*What you are asked to do:*
Search the data for the string "this" and extract every line where it appears.

*Data to process:*
........

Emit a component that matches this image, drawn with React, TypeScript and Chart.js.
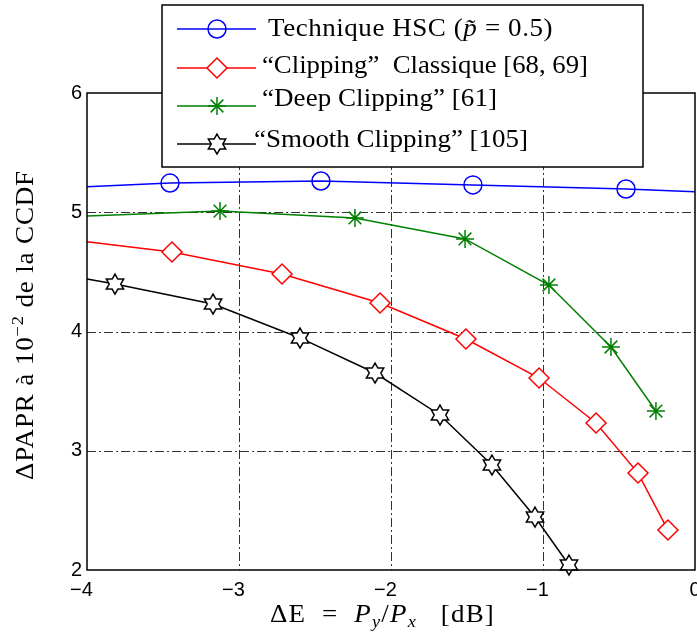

........

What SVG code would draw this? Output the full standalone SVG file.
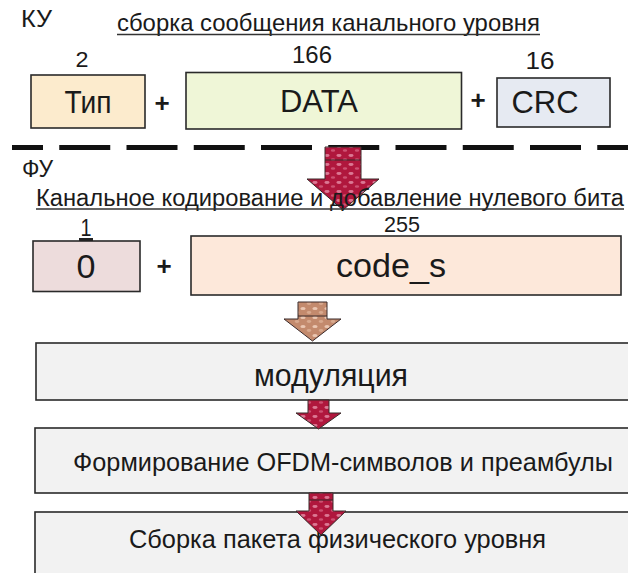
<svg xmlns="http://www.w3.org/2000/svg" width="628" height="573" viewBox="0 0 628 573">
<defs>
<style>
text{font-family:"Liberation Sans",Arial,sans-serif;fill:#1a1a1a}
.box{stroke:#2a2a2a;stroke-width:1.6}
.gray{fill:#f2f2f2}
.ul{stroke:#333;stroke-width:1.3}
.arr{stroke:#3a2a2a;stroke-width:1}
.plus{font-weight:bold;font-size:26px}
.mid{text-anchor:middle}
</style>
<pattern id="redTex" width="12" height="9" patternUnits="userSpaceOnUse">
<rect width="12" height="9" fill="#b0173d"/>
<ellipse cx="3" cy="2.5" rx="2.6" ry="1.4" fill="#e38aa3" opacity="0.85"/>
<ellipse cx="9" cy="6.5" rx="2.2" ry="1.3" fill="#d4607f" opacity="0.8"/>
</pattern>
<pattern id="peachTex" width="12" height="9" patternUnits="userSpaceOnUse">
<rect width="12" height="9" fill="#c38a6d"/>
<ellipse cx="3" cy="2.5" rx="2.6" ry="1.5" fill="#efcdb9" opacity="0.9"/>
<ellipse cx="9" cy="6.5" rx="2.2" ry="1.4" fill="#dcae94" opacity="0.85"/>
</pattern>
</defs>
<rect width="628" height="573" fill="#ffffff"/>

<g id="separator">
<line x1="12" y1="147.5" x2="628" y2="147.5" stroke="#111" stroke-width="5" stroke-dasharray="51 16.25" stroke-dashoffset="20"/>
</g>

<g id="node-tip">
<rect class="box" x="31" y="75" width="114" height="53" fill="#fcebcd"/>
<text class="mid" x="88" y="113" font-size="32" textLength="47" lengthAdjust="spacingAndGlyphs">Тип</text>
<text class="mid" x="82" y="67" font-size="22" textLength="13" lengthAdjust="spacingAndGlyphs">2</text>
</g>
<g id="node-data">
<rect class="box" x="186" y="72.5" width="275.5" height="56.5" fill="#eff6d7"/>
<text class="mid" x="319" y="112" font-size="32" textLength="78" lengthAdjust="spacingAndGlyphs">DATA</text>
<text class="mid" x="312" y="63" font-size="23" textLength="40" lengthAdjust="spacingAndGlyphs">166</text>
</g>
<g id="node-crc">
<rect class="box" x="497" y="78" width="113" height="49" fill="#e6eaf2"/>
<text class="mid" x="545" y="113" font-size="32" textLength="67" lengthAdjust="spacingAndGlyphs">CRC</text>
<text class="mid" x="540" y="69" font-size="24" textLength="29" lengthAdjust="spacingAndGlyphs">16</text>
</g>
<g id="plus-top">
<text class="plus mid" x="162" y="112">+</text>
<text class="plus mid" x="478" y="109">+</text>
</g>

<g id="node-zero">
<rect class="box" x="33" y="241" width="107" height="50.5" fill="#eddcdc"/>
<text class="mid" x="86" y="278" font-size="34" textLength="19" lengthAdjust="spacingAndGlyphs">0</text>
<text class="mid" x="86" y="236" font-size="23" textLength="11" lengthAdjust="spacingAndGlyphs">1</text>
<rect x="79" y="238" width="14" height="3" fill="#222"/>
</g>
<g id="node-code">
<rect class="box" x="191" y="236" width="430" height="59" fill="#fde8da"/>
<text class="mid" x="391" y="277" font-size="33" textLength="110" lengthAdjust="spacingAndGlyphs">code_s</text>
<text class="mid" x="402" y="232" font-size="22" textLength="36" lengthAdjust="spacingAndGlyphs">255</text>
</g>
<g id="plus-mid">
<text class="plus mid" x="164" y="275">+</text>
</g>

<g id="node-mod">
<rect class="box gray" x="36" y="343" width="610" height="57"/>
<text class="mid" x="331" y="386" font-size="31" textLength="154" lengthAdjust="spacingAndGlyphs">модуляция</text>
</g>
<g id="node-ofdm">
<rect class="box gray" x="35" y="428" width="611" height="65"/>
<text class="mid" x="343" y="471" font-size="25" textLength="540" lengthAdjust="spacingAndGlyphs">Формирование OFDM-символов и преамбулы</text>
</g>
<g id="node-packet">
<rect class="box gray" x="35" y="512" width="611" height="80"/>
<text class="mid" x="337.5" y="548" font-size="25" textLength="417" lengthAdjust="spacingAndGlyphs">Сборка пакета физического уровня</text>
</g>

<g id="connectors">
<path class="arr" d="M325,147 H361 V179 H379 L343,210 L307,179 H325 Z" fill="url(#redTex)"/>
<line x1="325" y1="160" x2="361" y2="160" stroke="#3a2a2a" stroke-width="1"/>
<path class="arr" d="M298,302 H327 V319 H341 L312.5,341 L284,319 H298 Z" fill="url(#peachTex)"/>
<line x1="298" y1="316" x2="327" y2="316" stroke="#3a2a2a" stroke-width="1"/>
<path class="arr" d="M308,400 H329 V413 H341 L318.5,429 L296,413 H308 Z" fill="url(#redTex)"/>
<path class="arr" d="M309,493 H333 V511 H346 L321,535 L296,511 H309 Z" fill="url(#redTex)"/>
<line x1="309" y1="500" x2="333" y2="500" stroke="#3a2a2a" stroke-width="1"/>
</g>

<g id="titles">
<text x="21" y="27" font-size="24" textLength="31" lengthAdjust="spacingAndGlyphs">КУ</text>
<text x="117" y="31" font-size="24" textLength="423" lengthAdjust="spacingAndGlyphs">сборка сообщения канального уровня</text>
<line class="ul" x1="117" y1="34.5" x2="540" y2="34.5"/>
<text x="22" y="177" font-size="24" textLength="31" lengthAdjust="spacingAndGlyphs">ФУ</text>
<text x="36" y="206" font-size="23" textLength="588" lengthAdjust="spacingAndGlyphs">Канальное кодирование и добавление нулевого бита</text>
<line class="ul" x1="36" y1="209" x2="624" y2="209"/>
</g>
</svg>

........

*Task solution:*
Emit a component that matches this image, drawn with React, TypeScript and Chart.js.
What SVG code would draw this? Output the full standalone SVG file.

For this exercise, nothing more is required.